Re: Yesterday's 7x7 difficult (that's Feb 11, 2015)
Bram had the same first two steps that I was going to post. Combined parity for rows 56 lead to a5=[2,6], which combined with the 4 in b5 and the 1 in ef5 will block the evens in row 5, which makes g5=1. The combined parity of columns bc lead to c7=4. The combined parity of rows 34 lead to d3=[2,6]. At this point, the puzzle looks like: A few more incidental tricks: ef6 can't have a 7 due to the 6 in g6; de4 can't have a 7 because that would leave both a4 and c4 as 1. This means that the 7's in ac are locked in rows 4, 6, and 7, eliminating the 7s in b2, c2, and 5c, also meaning c6 can't be 3. Since c6=[1,7] now, and since c34 has to be either [1,6] or [2,7], that blocks the 1's from c1 and c2. This leaves the puzzle looking like: I think honestly I might have brute forced the 4's in row 4 at this point, since it was such an obviously divergent binary option, but let me see if I can find a more elegant (ie logical) solution.




clm
Posted on: Fri Feb 13, 2015 12:06 am
Posts: 690 Joined: Fri May 13, 2011 6:51 pm

Re: Yesterday's 7x7 difficult (that's Feb 11, 2015)
The parity rule is absolutely useful for this type of puzzles (the perfect reasoning of bram to decide that c7 = 4).

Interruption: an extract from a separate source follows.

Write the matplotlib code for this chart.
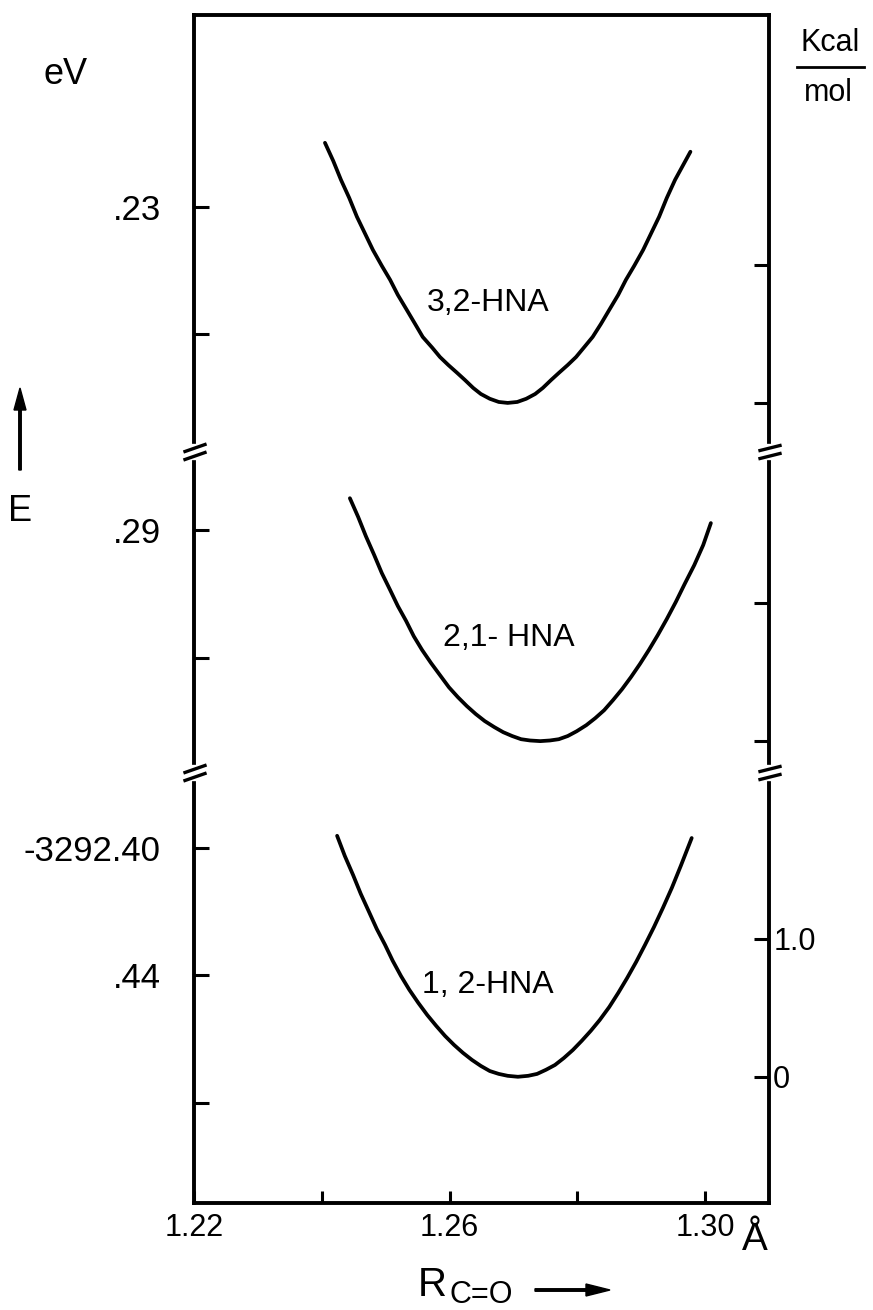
import matplotlib
matplotlib.use('Agg')
import matplotlib.pyplot as plt
from matplotlib.lines import Line2D
from matplotlib.patches import FancyArrow

plt.rcParams['font.family'] = ['Liberation Sans', 'DejaVu Sans']

W, H = 873, 1310
EV_PER_KCAL = 0.043364

# C=O bond length (Angstrom) and total energy (eV)
r_32 = [1.2405, 1.2418, 1.2430, 1.2443, 1.2455, 1.2468, 1.2480, 1.2494, 1.2507, 1.2519,
        1.2533, 1.2546, 1.2558, 1.2573, 1.2585, 1.2598, 1.2612, 1.2624, 1.2637, 1.2649,
        1.2663, 1.2677, 1.2691, 1.2706, 1.2720, 1.2734, 1.2746, 1.2759, 1.2771, 1.2785,
        1.2798, 1.2810, 1.2824, 1.2837, 1.2850, 1.2864, 1.2876, 1.2889, 1.2903, 1.2915,
        1.2928, 1.2940, 1.2953, 1.2977]
e_32 = [-3292.2099, -3292.2156, -3292.2215, -3292.2272, -3292.2331, -3292.2385, -3292.2435,
        -3292.2485, -3292.2529, -3292.2576, -3292.2623, -3292.2667, -3292.2708, -3292.2742,
        -3292.2771, -3292.2796, -3292.2821, -3292.2843, -3292.2868, -3292.2887, -3292.2902,
        -3292.2912, -3292.2915, -3292.2912, -3292.2902, -3292.2887, -3292.2868, -3292.2843,
        -3292.2821, -3292.2796, -3292.2771, -3292.2742, -3292.2708, -3292.2667, -3292.2623,
        -3292.2576, -3292.2529, -3292.2485, -3292.2435, -3292.2385, -3292.2331, -3292.2272,
        -3292.2215, -3292.2127]

r_21 = [1.2444, 1.2457, 1.2469, 1.2482, 1.2494, 1.2507, 1.2519, 1.2532, 1.2544, 1.2557,
        1.2571, 1.2585, 1.2599, 1.2613, 1.2627, 1.2641, 1.2655, 1.2670, 1.2684, 1.2698,
        1.2712, 1.2726, 1.2742, 1.2757, 1.2771, 1.2785, 1.2799, 1.2814, 1.2828, 1.2842,
        1.2856, 1.2870, 1.2884, 1.2898, 1.2912, 1.2926, 1.2940, 1.2954, 1.2968, 1.2983,
        1.2997, 1.3009]
e_21 = [-3292.2800, -3292.2859, -3292.2919, -3292.2978, -3292.3035, -3292.3088, -3292.3138,
        -3292.3185, -3292.3233, -3292.3276, -3292.3317, -3292.3355, -3292.3393, -3292.3424,
        -3292.3452, -3292.3477, -3292.3499, -3292.3518, -3292.3534, -3292.3546, -3292.3556,
        -3292.3560, -3292.3562, -3292.3560, -3292.3556, -3292.3546, -3292.3531, -3292.3512,
        -3292.3490, -3292.3465, -3292.3433, -3292.3399, -3292.3361, -3292.3320, -3292.3276,
        -3292.3229, -3292.3179, -3292.3126, -3292.3069, -3292.3010, -3292.2947, -3292.2878]

r_12 = [1.2424, 1.2436, 1.2449, 1.2461, 1.2474, 1.2486, 1.2499, 1.2511, 1.2524, 1.2537,
        1.2551, 1.2565, 1.2579, 1.2593, 1.2607, 1.2621, 1.2635, 1.2649, 1.2663, 1.2677,
        1.2691, 1.2707, 1.2723, 1.2737, 1.2751, 1.2765, 1.2779, 1.2793, 1.2807, 1.2821,
        1.2835, 1.2850, 1.2864, 1.2878, 1.2892, 1.2906, 1.2920, 1.2934, 1.2948, 1.2962,
        1.2979]
e_12 = [-3292.3962, -3292.4025, -3292.4085, -3292.4144, -3292.4201, -3292.4254, -3292.4304,
        -3292.4354, -3292.4402, -3292.4445, -3292.4486, -3292.4524, -3292.4558, -3292.4590,
        -3292.4618, -3292.4643, -3292.4665, -3292.4684, -3292.4700, -3292.4709, -3292.4715,
        -3292.4718, -3292.4715, -3292.4709, -3292.4696, -3292.4681, -3292.4659, -3292.4634,
        -3292.4605, -3292.4574, -3292.4540, -3292.4499, -3292.4455, -3292.4408, -3292.4358,
        -3292.4304, -3292.4248, -3292.4188, -3292.4125, -3292.4056, -3292.3969]

names = ['3,2-HNA', '2,1- HNA', '1, 2-HNA']

# left (eV) ticks of each panel
ev_ticks = [[-3292.23, -3292.27], [-3292.29, -3292.33], [-3292.40, -3292.44, -3292.48]]
ev_labels = [['.23', ''], ['.29', ''], ['-3292.40', '.44', '']]
# right (kcal/mol, relative to curve minimum) ticks
kc_ticks = [0, 1]
kc_labels = [['', ''], ['', ''], ['0', '1.0']]

x_ticks = [1.22, 1.24, 1.26, 1.28, 1.30]
x_labels = ['1.22', '', '1.26', '', '1.30']

# panel layout in pixels (top, bottom) and energy window of each panel
rows = [(15, 452), (452, 773), (773, 1203)]
ylims = [(-3292.3069, -3292.1698), (-3292.3662, -3292.2655), (-3292.5114, -3292.3765)]
label_pos = [(1.2660, -3292.2600), (1.2692, -3292.3240), (1.2660, -3292.4430)]

curves = [(r_32, e_32), (r_21, e_21), (r_12, e_12)]

fig = plt.figure(figsize=(W / 100, H / 100), dpi=100)
left_px, right_px = 194, 769
lw_sp = 2.8

for i, (t, b) in enumerate(rows):
    ax = fig.add_axes([left_px / W, 1 - b / H, (right_px - left_px) / W, (b - t) / H])
    r, e = curves[i]
    ax.plot(r, e, color='black', lw=2.7, solid_capstyle='round', solid_joinstyle='round')
    ax.set_xlim(1.22, 1.31)
    ax.set_ylim(*ylims[i])
    ax.text(*label_pos[i], names[i], fontsize=23, ha='center', va='center')

    for s in ax.spines.values():
        s.set_linewidth(lw_sp)
    ax.spines['top'].set_visible(i == 0)
    ax.spines['bottom'].set_visible(i == 2)

    ax.set_yticks(ev_ticks[i])
    ax.set_yticklabels(ev_labels[i])
    ax.tick_params(axis='y', direction='in', length=11, width=2.2, pad=24, labelsize=25)
    if i == 2:
        ax.set_xticks(x_ticks)
        ax.set_xticklabels(x_labels)
        ax.tick_params(axis='x', direction='in', length=9, width=2.2, pad=7, labelsize=22)
    else:
        ax.set_xticks([])

    # right axis in kcal/mol, zero at the curve minimum
    zero = min(e)
    tw = ax.twinx()
    lo, hi = ylims[i]
    tw.set_ylim((lo - zero) / EV_PER_KCAL, (hi - zero) / EV_PER_KCAL)
    for s in tw.spines.values():
        s.set_visible(False)
    tw.set_yticks(kc_ticks)
    tw.set_yticklabels(kc_labels[i])
    tw.tick_params(axis='y', direction='in', length=11, width=2.2, pad=3, labelsize=22)


def fline(xs, ys, **kw):
    fig.add_artist(Line2D([x / W for x in xs], [1 - y / H for y in ys], **kw))


# axis break marks
for py in (452, 773):
    for px, rise in ((195, 7), (770, 5)):
        fline([px, px], [py - 4, py + 4], color='white', lw=6)
        for dy in (-4, 4):
            fline([px - 10, px + 10], [py + dy + rise / 2, py + dy - rise / 2],
                  color='black', lw=2.4)

# axis titles
fig.text(66 / W, 1 - 75 / H, 'eV', fontsize=26, ha='center', va='center')
fig.text(20 / W, 1 - 512 / H, 'E', fontsize=26, ha='center', va='center')
fig.add_artist(FancyArrow(20 / W, 1 - 470 / H, 0, 82 / H, width=2.5 / W,
                          head_width=12 / W, head_length=22 / H,
                          length_includes_head=True, color='black',
                          transform=fig.transFigure))
fig.text(830 / W, 1 - 43 / H, 'Kcal', fontsize=22, ha='center', va='center')
fline([797, 864], [67, 67], color='black', lw=2)
fig.text(828 / W, 1 - 93 / H, 'mol', fontsize=22, ha='center', va='center')

fig.text(755 / W, 1 - 1240 / H, 'Å', fontsize=28, ha='center', va='center')
fig.text(432 / W, 1 - 1285 / H, 'R', fontsize=29, ha='center', va='center')
fig.text(450 / W, 1 - 1295 / H, 'C=O', fontsize=22, ha='left', va='center')
fig.add_artist(FancyArrow(535 / W, 1 - 1290 / H, 75 / W, 0, width=2.5 / H,
                          head_width=12 / H, head_length=24 / W,
                          length_includes_head=True, color='black',
                          transform=fig.transFigure))

fig.savefig('out.png', dpi=100)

But, in addition of this, many times it's interesting to see if a determined number can be placed or not in a determined line. For instance, another hint:
Suposse that you make c3 =2, c4 = 7 then c5c6 = [1,5]. Since g5g6 = [1,6] and due to the three ones present in the three bottom rows, the 1 of column "b" would only be possible in cage "1" located in b3b4, that is, b3b4 = [1,2]. And then, where do we place a 6 in column "b"?, there is not a place for it, so cage "5" (c3c4) must necessarily be [1,6] and cage "4" (c5c6) = [3,7].
And from this point see that a 7 cann't be in b1, b2 or in cage "1" (b3b4) (that is, [6,7] there) since then a 5 would not be possible in either c1 or c2 and consequently b6b7 = [5,7].
Next: a5 must be even (using the parity rule and as explained in the other posts) but it cann't be a 6 (g5 = 1, g6 = 6) >>> a6a7 = [3,7] >>> c6 = 3 (c5 = 7) >>> a6 = 7 >>> b6 = 5 and now there is not a place for a 4 in row 6 so a5 = 2, a4 = 7
Last edited by clm on Fri Feb 13, 2015 12:32 am, edited 1 time in total.




tomas
Posted on: Fri Feb 13, 2015 12:26 am
Posts: 20 Joined: Tue Nov 22, 2011 4:13 pm

Re: Yesterday's 7x7 difficult (that's Feb 11, 2015)
clm wrote: The parity rule is absolutely useful for this type of puzzles (the perfect reasoning of bram to decide that c7 = 4). But, in addition of this, many times it's interesting to see if a determined number can be placed or not in a determined line. For instance, another hint:
Suposse that you make c3 =2, c4 = 7 then c5c6 = [1,5]. Since g5g6 = [1,6] and due to the three ones present in the three bottom rows, the 1 of column "b" would only be possible in cage "1" located in b3b4, that is, b3b4 = [1,2]. Why can the 1 of column b not appear in rows 1 or 2? clm wrote: And then, where do we place a 6 in column "b"?, there is not a place for it, I must confess I don't see that either. clm wrote: so cage "5" (c3c4) must necessarily be [1,6] and cage "4" (c5c6) = [3,7].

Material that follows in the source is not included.